Editor Anne Coates said the director "was a real character. He had been a very top editor... But he was totally disorganised. And, so, it was not easy to cut the work in a way. Because, Elliott Kastner wanted a straightforward storyline movie; Aram was the kind of director that shot off the cuff, bits and pieces here and there as he felt like it." She also says Charles Grodin "was very difficult to handle" and did not get along with Bergen "so, you know, it caused a lot of problems. But I think the main problem with that film was the scripts, the first script was so much better than the ten they wrote afterwards. Because everybody was putting input into it."

During production while filming, Charles Grodin was in a different room of the manor they were filming, a maid confronted Grodin and said "did someone tell you to come into this room?" Grodin said no. Her reply was "It would be soo nice if you weren't here.." Years later, Grodin decided to name his 1989 book It Would Be Soo Nice If You Weren't Here: My Journey Through Show Business.

==Release==
11 Harrowhouse opened 15 August 1974 at the Carlton Theatre in Haymarket, London.
==Reception==
The Monthly Film Bulletin wrote: "Despite many incidental felicities, Aram Avakian seems to have had some difficulty finding the right tone for this robbery caper, which ultimately tumbles between several stools into that timehonoured transatlantic cliché: the American outsider grappling with a bland wall of English bowlers, brollies and phlegm. At the outset, the device of having Chesser's off-screen voice quietly introducing himself behind the credits, and hinting at the subversive role he will soon be playing while we watch an attempted robbery being foiled (the System's security guards cheerfully blow up the thieves), seems to be a grave miscalculation: what has interior monologue to do with this glossy, James Bondian world? Gradually, however, this narration begins to pay dividends. ... The last sequences, in fact, are an unqualified disaster: an elaborate, badly constructed and totally unfunny car chase (its clichéd awfulness compounded by the admixture of a fox-hunting motif) which presupposes that everyone has gone momentarily mad. It is a sad end to a film which might have been a worthy companion piece to Cops and Robbers."

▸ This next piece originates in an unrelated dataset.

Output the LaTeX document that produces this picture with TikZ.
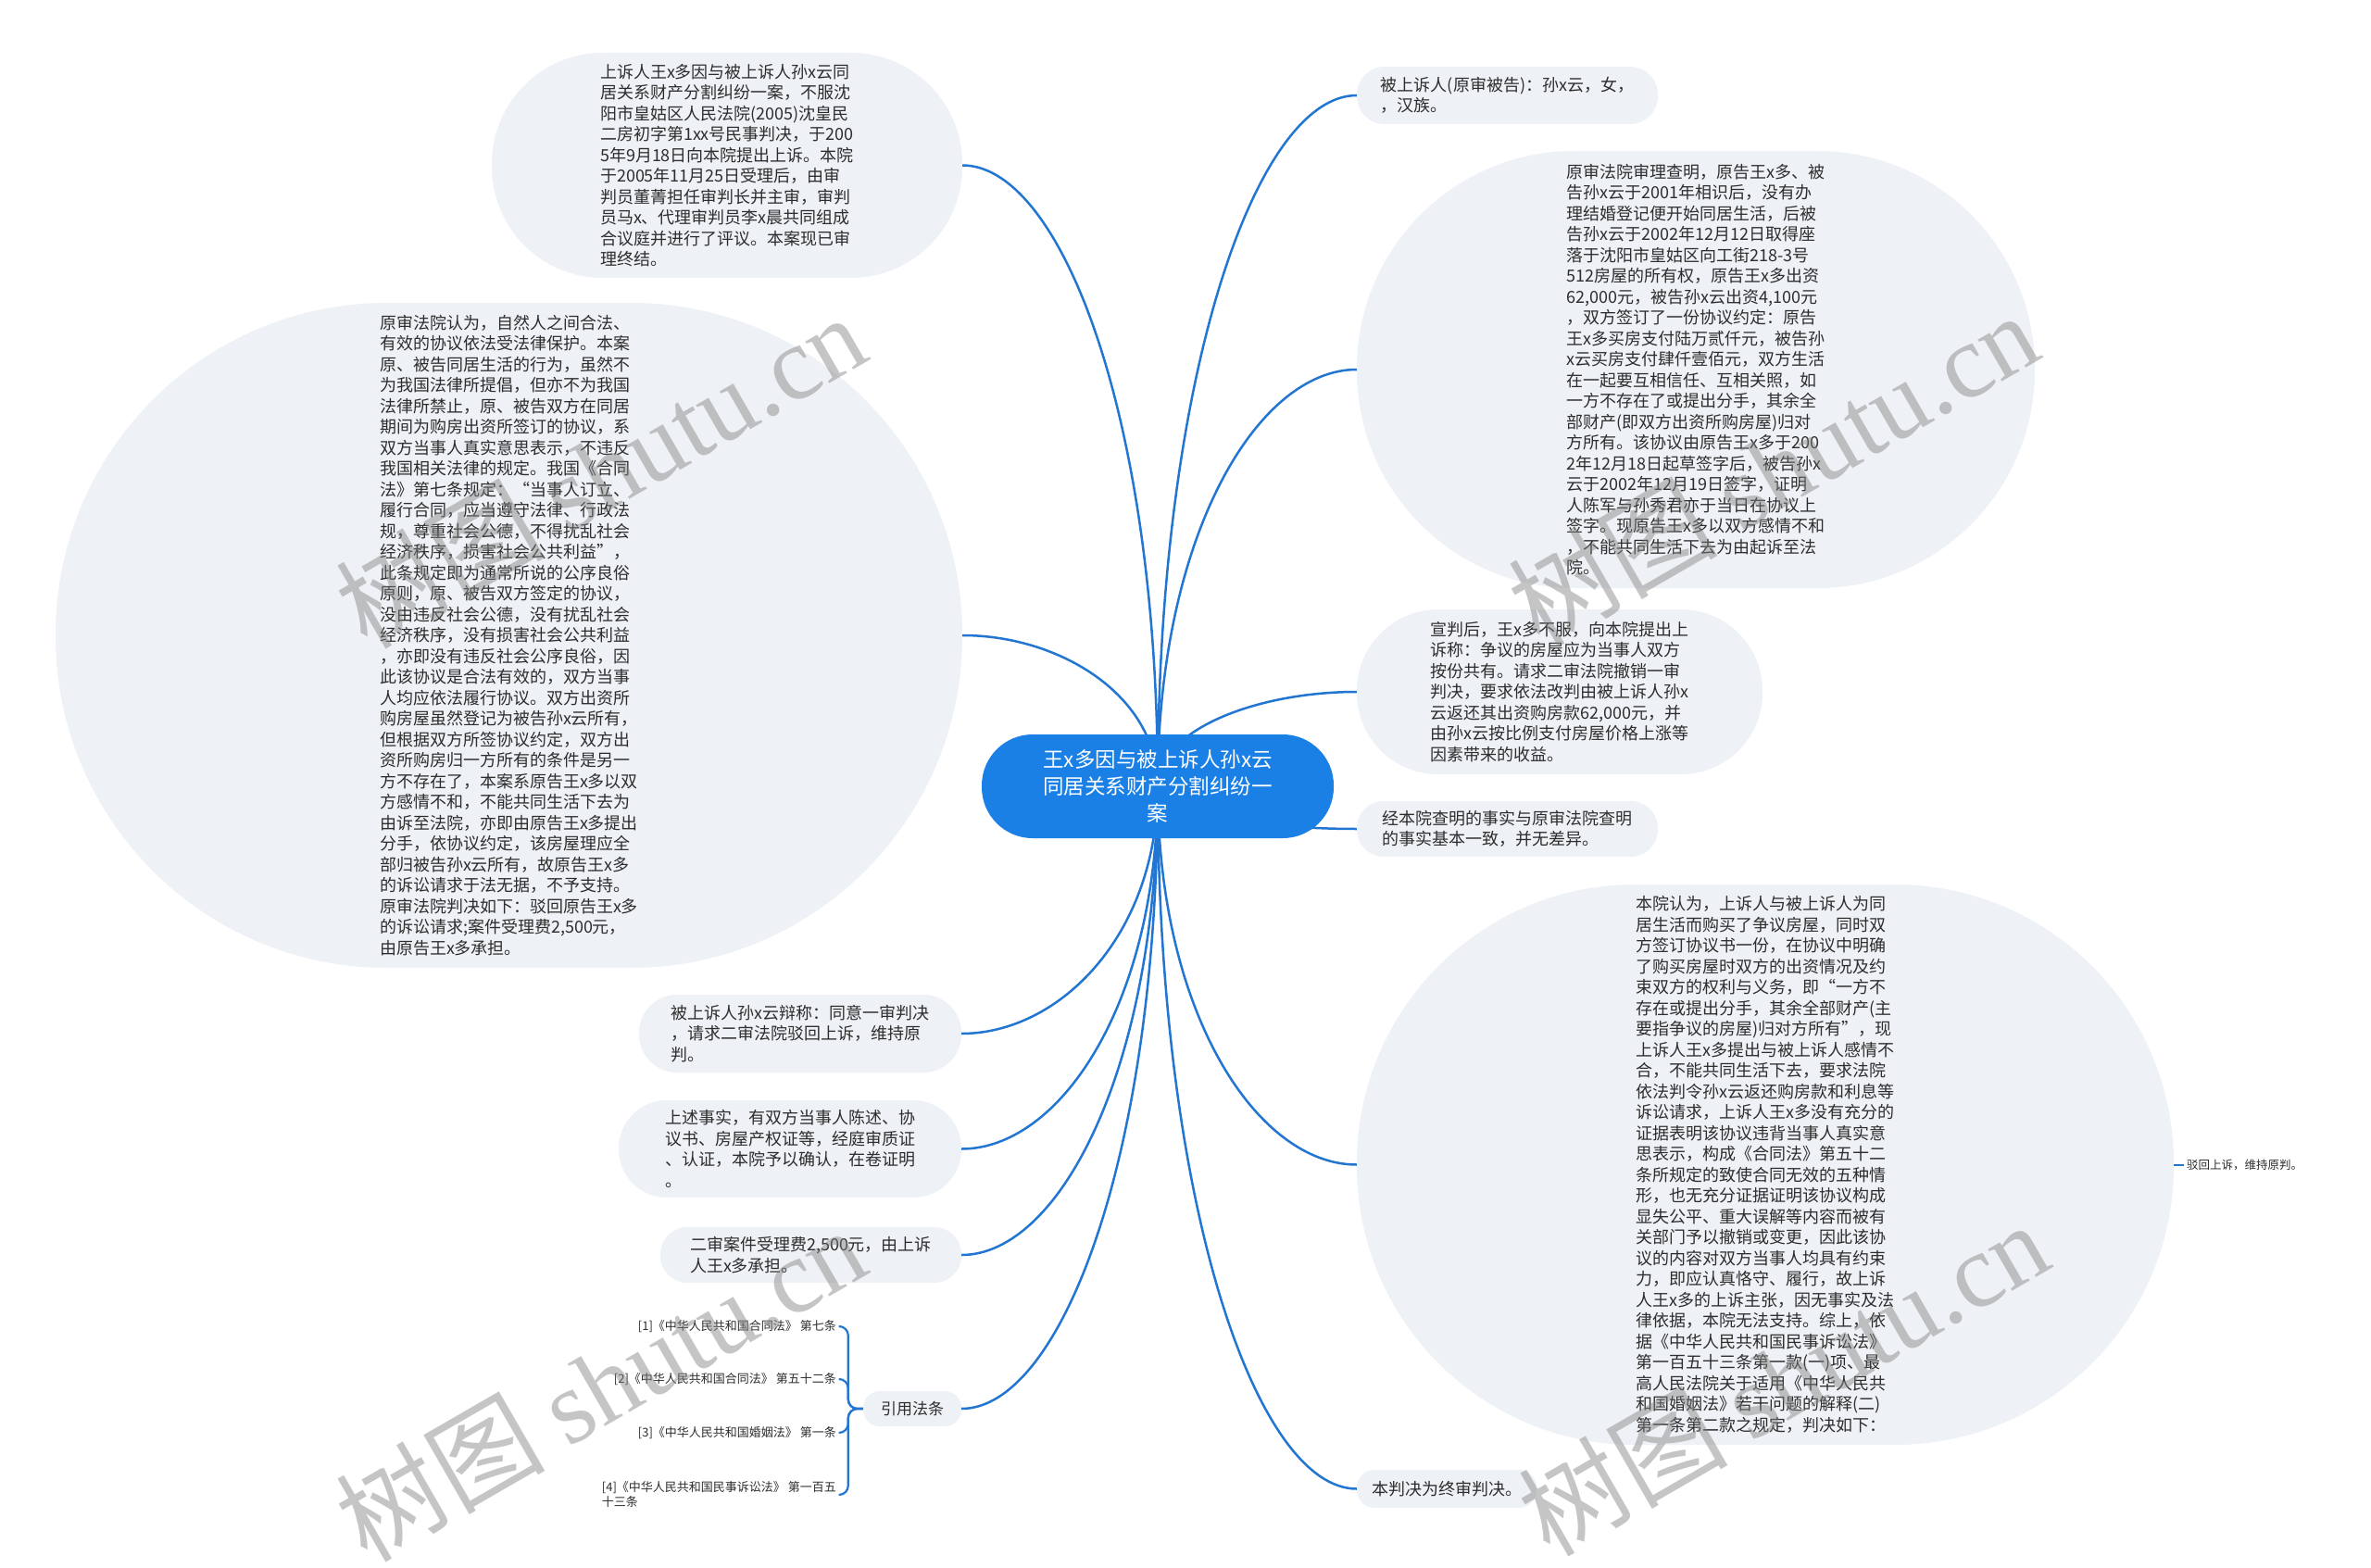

A.D. Murphy in Variety wrote: "Grodin messes up the film with ineffective shy-guy acting, and clobbers it with catatonic voice-over that is supposed to be funny ... Howard and Mason appear close to embarrassed in their roles."

Stanley Kauffmann of The New Republic wrote that 11 Harrowhouse's finale was apparently 'devised by a moron high on LSD' but praised James Mason's acting saying 'he creates a whole man in the middle of roaring nonsense'.

Leslie Halliwell said: "Amusing caper story marred by sudden changes of mood."

The Radio Times Guide to Films gave the film 2/5 stars, writing: "This overeager comedy foolhardily attempts to send up the heist caper. Only the bullish playing saves the day, as Aram Avakian's direction is so slipshod that the enterprise has descended into low farce long before the extended chase finale. Hard though Charles Grodin and Candice Bergen try as the ingenious vacuuming jewel thieves, they're totally outclassed by a venerable supporting cast."

==Versions==

The film has been screened in two versions in the past, both with and without narration from Grodin's character, Howard R. Chesser. The version without narration plays under two alternate titles, either Anything for Love or Fast Fortune. Neither version was broadcast often on television; the version without the narration was the most widely available for purchase for a time. The film was released on LaserDisc by Fox Video in Widescreen format and with the narration intact.

==Home media==
On 2 February 2011, Shout! Factory released the film on Region 1 DVD.